This is an OOP rocket from MPC who was selling model rockets back in the 1960s and 70s. I won it on eBay for under $13.00 with shipping. I saw there were some reviews of the MPC kits and thought it would be interesting to some to see this model reviewed! I was launching rockets back then but never know there was a company other than Estes and Centuri selling them till I saw them on eBay. This is a single stage rocket using a 12" plastic parachute for recovery.
There were four pages of assembly instructions with illustrations and a parts list with pictures. The body tube is the same diameter as a BT-20 and is in two lengths. The longest tube is about 12 3/4" and the smaller one, which is used as a payload section, is 4". The nose cone is plastic and there is a four fin plastic unit. There is a thin metal hook for engine retention. The shock cord attachment method was rather bad so I used the old Estes 3 fold paper in the tube way of doing it. The kit's method was using a strip of cardboard to tie the cord to then gluing in the tube. There was no way I could see that the parachute would eject without ripping by doing it the way in the instructions!
The method of the engine mount was different than I have seen. There is a small length of heavy cardboard tube 1.175" in length that is glued in to the top of the plastic fin unit with a small section sticking out to be glued to the longer of the two body tubes. You install a motor block and the metal hook here. What I found strange was that the engine sticks out of the fin unit over 1/2". This is standard assembly but for one real big "gotcha": you must glue a plastic coupler into the 4" length of body tube, which also happens to be where you tie the parachute and shock cord. Well they just say glue it in but don't tell you or show that it has to stick out half way to mate to the lower tube. Fortunately, I pulled it out before the glued dried! I wonder how many young rocketeers messed up this step back then? As I said before, the method of shock cord attachment was not the best. If you ever build one of these, use the Estes way and it will work better! The included shock cord is round. I used some new 1/8" cord I had since the round was too thick for the small body tube and was in bad shape because of age. It took me one night to build the kit. I think it could have been done better back then. The PROs are quick assembly and the parts were OK.
With plastic fins and nose cone, the prep work was fast. I painted the payload section red and the main body tube white. I used my standby paint, Rustoleum enamel I get at Home Depot. The kit included full color waterslide decals. I scanned the decals, got some inkjet decal paper, and made my own since the decals had very fine cracks from age. With the decals, it made for a rather sharp looking rocket! No CONs in the finishing dept.

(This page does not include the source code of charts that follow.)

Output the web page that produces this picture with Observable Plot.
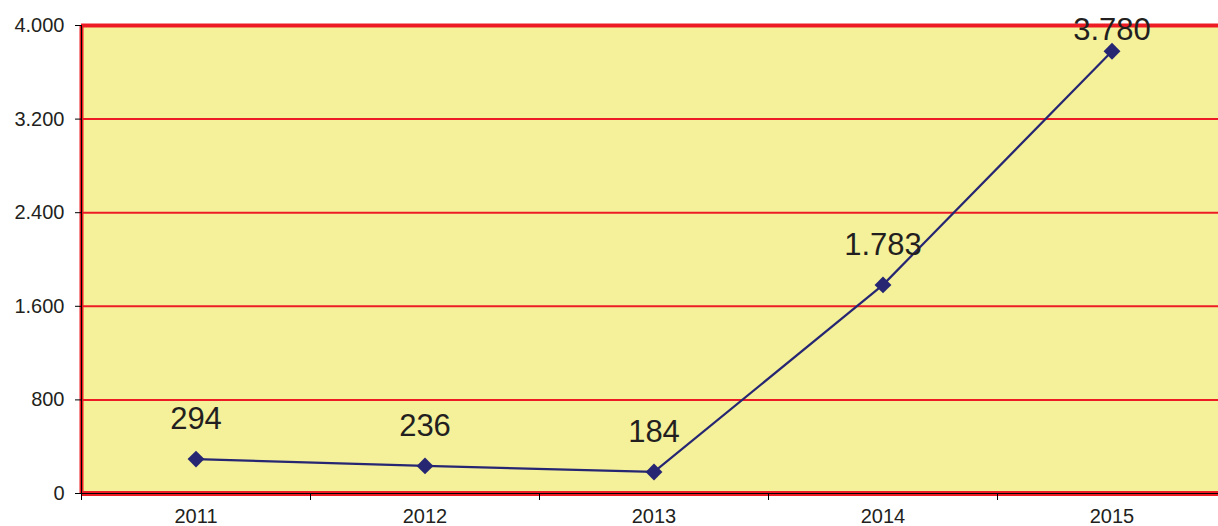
<!DOCTYPE html>
<html><head><meta charset="utf-8">
<script src="https://cdn.jsdelivr.net/npm/d3@7"></script>
<script src="https://cdn.jsdelivr.net/npm/@observablehq/plot@0.6"></script>
<style>html,body{margin:0;padding:0;background:#fff;overflow:hidden}</style>
</head><body><div id="chart"></div>
<script>
const years = [2011, 2012, 2013, 2014, 2015];
const values = [294, 236, 184, 1783, 3780];
const yTicks = [0, 800, 1600, 2400, 3200, 4000];

const data = years.map((year, i) => ({year, value: values[i]}));
const edges = [years[0] - 0.5, ...years.map(y => y + 0.5)];
const fmt = d3.formatLocale({decimal: ",", thousands: ".", grouping: [3], currency: ["", ""]}).format(",");
const red = "#ed1c24";
const navy = "#262673";
const ink = "#231f20";

const chart = Plot.plot({
  width: 1218, height: 526,
  marginLeft: 81, marginRight: 0, marginTop: 25, marginBottom: 33,
  style: {fontFamily: "'Liberation Sans', Arial, sans-serif", color: ink, background: "#fff", overflow: "hidden"},
  x: {domain: [edges[0], edges[edges.length - 1]], range: [81, 1226]},
  y: {domain: [0, 4000]},
  marks: [
    Plot.frame({fill: "#f5f19a", stroke: "none"}),
    Plot.ruleY(yTicks.slice(1, -1), {stroke: red, strokeWidth: 2}),
    Plot.ruleY([yTicks[yTicks.length - 1]], {stroke: red, strokeWidth: 4}),
    Plot.ruleY([0], {stroke: red, strokeWidth: 5}),
    Plot.ruleX([edges[0]], {stroke: red, strokeWidth: 4}),
    Plot.ruleY([0], {stroke: "#000", strokeWidth: 1}),
    Plot.ruleX([edges[0]], {stroke: "#000", strokeWidth: 1}),
    Plot.line(data, {x: "year", y: "value", stroke: navy, strokeWidth: 2.2}),
    Plot.dot(data, {x: "year", y: "value", symbol: "diamond2", r: 7.6, fill: navy, stroke: "none"}),
    Plot.text(data.filter(d => d.value < 3500), {x: "year", y: "value", text: d => fmt(d.value), dy: -40, fontSize: 31, fill: ink}),
    Plot.text(data.filter(d => d.value >= 3500), {x: "year", y: "value", text: d => fmt(d.value), dy: -21, fontSize: 31, fill: ink}),
    Plot.axisY(yTicks, {tickSize: 6, tickPadding: 11, tickFormat: fmt, fontSize: 20, stroke: "#000", fill: ink, label: null}),
    Plot.axisX(edges, {tickSize: 7, tickFormat: () => "", stroke: "#000", label: null}),
    Plot.axisX(years, {tickSize: 0, tickPadding: 15, tickFormat: d => String(d), fontSize: 20, fill: ink, label: null})
  ]
});
document.getElementById("chart").appendChild(chart);
</script>
</body></html>
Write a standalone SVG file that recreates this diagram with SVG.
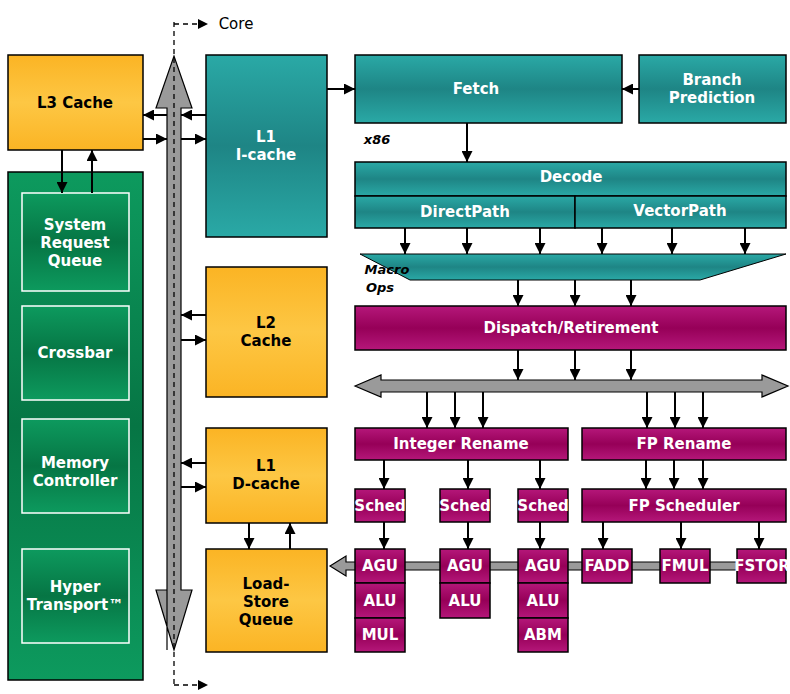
<svg xmlns="http://www.w3.org/2000/svg" width="790" height="694" viewBox="0 0 790 694">
<defs>
<linearGradient id="gO" x1="0" y1="0" x2="0" y2="1"><stop offset="0" stop-color="#fbb424"/><stop offset="0.5" stop-color="#fdc744"/><stop offset="1" stop-color="#fbb424"/></linearGradient>
<linearGradient id="gT" x1="0" y1="0" x2="0" y2="1"><stop offset="0" stop-color="#2aa9a6"/><stop offset="0.5" stop-color="#1e8585"/><stop offset="1" stop-color="#2aa9a6"/></linearGradient>
<linearGradient id="gM" x1="0" y1="0" x2="0" y2="1"><stop offset="0" stop-color="#b5177a"/><stop offset="0.5" stop-color="#960058"/><stop offset="1" stop-color="#b5177a"/></linearGradient>
<linearGradient id="gG" x1="0" y1="0" x2="0" y2="1"><stop offset="0" stop-color="#0d9a5e"/><stop offset="0.5" stop-color="#067544"/><stop offset="1" stop-color="#0d9a5e"/></linearGradient>
<marker id="ah" viewBox="0 0 10 10" refX="10" refY="5" markerWidth="11" markerHeight="11" markerUnits="userSpaceOnUse" orient="auto"><path d="M0,0L10,5L0,10z" fill="#000"/></marker>
</defs>
<style>
.o{fill:url(#gO);stroke:#000;stroke-width:1.5}
.t{fill:url(#gT);stroke:#000;stroke-width:1.5}
.m{fill:url(#gM);stroke:#000;stroke-width:1.5}
.g{fill:url(#gG);stroke:#000;stroke-width:1.5}
.gi{fill:url(#gG);stroke:#fff;stroke-width:1.5}
text{font-family:Verdana,"DejaVu Sans",sans-serif;font-weight:bold;font-size:15px;text-anchor:middle}
.w{fill:#fff}
.k{fill:#000}
.a{stroke:#000;stroke-width:2;fill:none;marker-end:url(#ah)}
.bus{fill:#9a9a9a;stroke:#000;stroke-width:1.2}
</style>
<rect width="790" height="694" fill="#fff"/>
<g id="buses">
<path class="bus" d="M167,650L167,108L156,108L174,56L192,108L181,108L181,590L192,590L174,650L156,590L167,590Z"/>
<path d="M174,22L174,685" stroke="#000" stroke-width="1.3" stroke-dasharray="5,4" fill="none"/>
<path d="M174,24L200,24" stroke="#000" stroke-width="1.3" stroke-dasharray="5,4" fill="none"/>
<path d="M198,19L208,24L198,29z"/>
<path d="M174,685L200,685" stroke="#000" stroke-width="1.3" stroke-dasharray="5,4" fill="none"/>
<path d="M198,680L208,685L198,690z"/>
<path class="bus" d="M355,386L381,375L381,380L762,380L762,375L788,386L762,397L762,392L381,392L381,397Z"/>
<path class="bus" d="M330,566L346,556L346,562L786,562L786,570L346,570L346,576Z"/>
</g>
<text x="236" y="29" class="k" style="font-weight:normal;font-size:15px">Core</text>
<g id="L3"><rect class="o" x="8" y="55" width="135" height="95"/><text x="75" y="108" class="k">L3 Cache</text></g>
<g id="panel"><rect class="g" x="8" y="172" width="135" height="508"/></g>
<g id="srq"><rect class="gi" x="22" y="193" width="107" height="98"/><text x="75" y="230" class="w">System</text><text x="75" y="248" class="w">Request</text><text x="75" y="266" class="w">Queue</text></g>
<g id="xbar"><rect class="gi" x="22" y="306" width="107" height="94"/><text x="75" y="358" class="w">Crossbar</text></g>
<g id="mc"><rect class="gi" x="22" y="419" width="107" height="94"/><text x="75" y="468" class="w">Memory</text><text x="75" y="486" class="w">Controller</text></g>
<g id="ht"><rect class="gi" x="22" y="549" width="107" height="94"/><text x="75" y="592" class="w">Hyper</text><text x="75" y="610" class="w">Transport™</text></g>
<g id="l1i"><rect class="t" x="206" y="55" width="121" height="182"/><text x="266" y="142" class="w">L1</text><text x="266" y="160" class="w">I-cache</text></g>
<g id="l2"><rect class="o" x="206" y="267" width="121" height="130"/><text x="266" y="328" class="k">L2</text><text x="266" y="346" class="k">Cache</text></g>
<g id="l1d"><rect class="o" x="206" y="428" width="121" height="95"/><text x="266" y="471" class="k">L1</text><text x="266" y="489" class="k">D-cache</text></g>
<g id="lsq"><rect class="o" x="206" y="549" width="121" height="103"/><text x="266" y="589" class="k">Load-</text><text x="266" y="607" class="k">Store</text><text x="266" y="625" class="k">Queue</text></g>
<g id="fetch"><rect class="t" x="355" y="55" width="267" height="68"/><text x="476" y="94" class="w">Fetch</text></g>
<g id="bp"><rect class="t" x="639" y="55" width="147" height="68"/><text x="712" y="85" class="w">Branch</text><text x="712" y="103" class="w">Prediction</text></g>
<text x="377" y="144" class="k" style="font-style:italic;font-size:13px">x86</text>
<g id="decode"><rect class="t" x="355" y="162" width="431" height="34"/><text x="571" y="182" class="w">Decode</text>
<rect class="t" x="355" y="196" width="220" height="32"/><text x="465" y="217" class="w">DirectPath</text>
<rect class="t" x="575" y="196" width="211" height="32"/><text x="680" y="216" class="w">VectorPath</text></g>
<g id="macro"><path d="M360,254L786,254L700,280L410,280Z" fill="url(#gT)" stroke="#000" stroke-width="1"/></g>
<text x="387" y="274" class="k" style="font-style:italic;font-size:13px">Macro</text>
<text x="380" y="292" class="k" style="font-style:italic;font-size:13px">Ops</text>
<g id="disp"><rect class="m" x="355" y="306" width="431" height="44"/><text x="571" y="333" class="w">Dispatch/Retirement</text></g>
<g id="ir"><rect class="m" x="355" y="428" width="213" height="32"/><text x="461" y="449" class="w">Integer Rename</text></g>
<g id="fr"><rect class="m" x="582" y="428" width="204" height="32"/><text x="684" y="449" class="w">FP Rename</text></g>
<g id="s1"><rect class="m" x="355" y="489" width="50" height="33"/><text x="380" y="511" class="w">Sched</text></g>
<g id="s2"><rect class="m" x="440" y="489" width="50" height="33"/><text x="465" y="511" class="w">Sched</text></g>
<g id="s3"><rect class="m" x="518" y="489" width="50" height="33"/><text x="543" y="511" class="w">Sched</text></g>
<g id="fs"><rect class="m" x="582" y="489" width="204" height="33"/><text x="684" y="511" class="w">FP Scheduler</text></g>
<g id="u1"><rect class="m" x="355" y="549" width="50" height="34"/><text x="380" y="571" class="w">AGU</text>
<rect class="m" x="355" y="583" width="50" height="35"/><text x="380" y="606" class="w">ALU</text>
<rect class="m" x="355" y="618" width="50" height="34"/><text x="380" y="640" class="w">MUL</text></g>
<g id="u2"><rect class="m" x="440" y="549" width="50" height="34"/><text x="465" y="571" class="w">AGU</text>
<rect class="m" x="440" y="583" width="50" height="35"/><text x="465" y="606" class="w">ALU</text></g>
<g id="u3"><rect class="m" x="518" y="549" width="50" height="34"/><text x="543" y="571" class="w">AGU</text>
<rect class="m" x="518" y="583" width="50" height="35"/><text x="543" y="606" class="w">ALU</text>
<rect class="m" x="518" y="618" width="50" height="34"/><text x="543" y="640" class="w">ABM</text></g>
<g id="fadd"><rect class="m" x="582" y="549" width="50" height="34"/><text x="607" y="571" class="w">FADD</text></g>
<g id="fmul"><rect class="m" x="660" y="549" width="50" height="34"/><text x="685" y="571" class="w">FMUL</text></g>
<g id="fstor"><rect class="m" x="737" y="549" width="49" height="34"/><text x="762" y="571" class="w">FSTOR</text></g>
<g id="connectors">
<path class="a" d="M167,115L143,115"/><path class="a" d="M143,139L167,139"/>
<path class="a" d="M206,115L181,115"/><path class="a" d="M181,139L206,139"/>
<path class="a" d="M206,315L181,315"/><path class="a" d="M181,340L206,340"/>
<path class="a" d="M206,463L181,463"/><path class="a" d="M181,487L206,487"/>
<path class="a" d="M62,150L62,193"/><path class="a" d="M92,193L92,150"/>
<path class="a" d="M249,523L249,549"/><path class="a" d="M290,549L290,523"/>
<path class="a" d="M327,89L355,89"/><path class="a" d="M639,89L622,89"/>
<path class="a" d="M467,123L467,162"/>
<path class="a" d="M405,228L405,254"/><path class="a" d="M467,228L467,254"/><path class="a" d="M540,228L540,254"/><path class="a" d="M602,228L602,254"/><path class="a" d="M672,228L672,254"/><path class="a" d="M745,228L745,254"/>
<path class="a" d="M518,280L518,306"/><path class="a" d="M575,280L575,306"/><path class="a" d="M631,280L631,306"/>
<path class="a" d="M518,350L518,380"/><path class="a" d="M575,350L575,380"/><path class="a" d="M631,350L631,380"/>
<path class="a" d="M427,392L427,428"/><path class="a" d="M455,392L455,428"/><path class="a" d="M483,392L483,428"/>
<path class="a" d="M647,392L647,428"/><path class="a" d="M675,392L675,428"/><path class="a" d="M703,392L703,428"/>
<path class="a" d="M384,460L384,489"/><path class="a" d="M468,460L468,489"/><path class="a" d="M540,460L540,489"/>
<path class="a" d="M646,460L646,489"/><path class="a" d="M674,460L674,489"/><path class="a" d="M703,460L703,489"/>
<path class="a" d="M384,522L384,549"/><path class="a" d="M468,522L468,549"/><path class="a" d="M540,522L540,549"/>
<path class="a" d="M603,522L603,549"/><path class="a" d="M681,522L681,549"/><path class="a" d="M759,522L759,549"/>
</g>
</svg>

Construction Rating: 3 out of 5
I used some Estes recover wadding and used a 1/2A6-2 for the first flight. The engines listed were a MPC number that don't exist anymore! The first flight was not very high, but the rocket went up straight and the chute came out fine with a good recovery next to the pad. I then used an Estes A8-3. This flight pushed it much higher and again recovery was fine. There was no wind, so the last launch with this rocket was with a C6-5. This engine shot it way up there! Just a speck up in the hazy sky. None of us saw where the parachute opened up--in fact we all lost it in the sky. We looked and looked and did not find it. Well, not at the time we launched it anyway. When a friend's rocket came down over a small hill by the farm we sometimes launch at, he found the rocket in a low branch on one of the few trees there! We got it down and the rocket was in fine shape although the parachute was shot! All the flights were fine even though I was wondering with the way the engine was out of the body tube if it would mess up the flight path. I would have to say there were no CONs to the flights I had with it though I would never use anything bigger than a B in it!
Flight Rating: 5 out of 5
It was fun building a kit I never even knew about when I was a kid the first time around building and flying model rockets. The kit could have had a little better instructions but I did have some fun with it. Back then it would have been nice to know about MPC rockets but I always ordered my rocketry items mail order from the big two. I never went in a hobby shop to look at kits... I was happy my dad would pay for a small $10.00 order once in a while back then! $10.00 sure got you lots of rocketry stuff in the 1960s and early 70s!